Speeding tickets and reckless driving charges are frequently lumped together in casual conversation, but Florida law treats them as fundamentally different offenses with entirely different legal consequences, and confusing the two can lead to a dangerously passive response. A standard speeding citation is a civil traffic infraction under Florida Statute 316.183, while reckless driving is a criminal misdemeanor carrying potential jail time. That distinction matters the moment you decide whether to simply pay a ticket or contest it. When a driver on Collier Boulevard is cited for traveling 30 miles per hour over the posted limit, the charge can cross into criminal territory faster than most people realize. A Marco Island speeding ticket lawyer examines exactly where that line falls and builds a defense around the specific facts, the equipment used to clock the vehicle, and the procedural steps law enforcement followed before issuing the citation.

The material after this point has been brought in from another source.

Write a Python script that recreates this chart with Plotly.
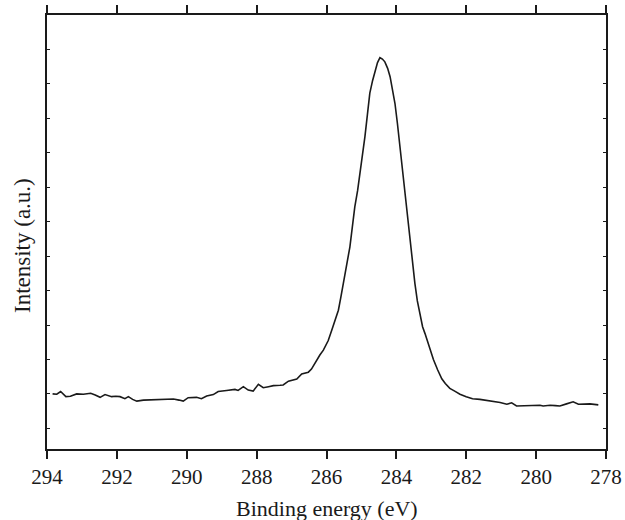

What Florida’s Speeding Laws Actually Say, and Where Enforcement Gets Complicated

Florida uses two distinct speeding standards: an absolute speed limit and a prima facie speed limit. An absolute limit means any speed over the posted number is a violation, period. A prima facie limit means the posted speed is presumed safe, but a driver can theoretically argue that traveling slightly above it was still reasonable given road conditions. Most enforcement on Marco Island and throughout Collier County involves absolute limits, particularly on Collier Boulevard (CR-951) and San Marco Road, both heavily patrolled corridors. Understanding which standard applies to a given citation directly affects whether a defense argument holds water at a hearing.

Florida also imposes a mandatory speed restriction in school zones and construction zones, with doubled fines and automatic points. A ticket issued in one of these designated areas carries additional financial weight and a harder path to dismissal. What officers sometimes fail to establish with precision is whether the school zone restriction was actively in effect at the time of the stop, which requires signage meeting specific statutory requirements and, in some cases, flashing signal confirmation. These procedural details are not technicalities for their own sake. They are enforceable requirements that prosecutors must satisfy.

Challenging the Evidence Behind the Citation

Every speed measurement device used by law enforcement in Florida must meet strict calibration and certification standards. Radar and LIDAR units require documented maintenance logs, operator certification, and proper deployment procedures. In Collier County, officers routinely use both radar and LIDAR, and each technology introduces its own vulnerability to challenge. Radar units can suffer from cosine error when not aimed directly at a vehicle’s path, and LIDAR can produce inaccurate readings when targeting conditions are poor or when the officer’s training log does not reflect proper certification for that specific device model.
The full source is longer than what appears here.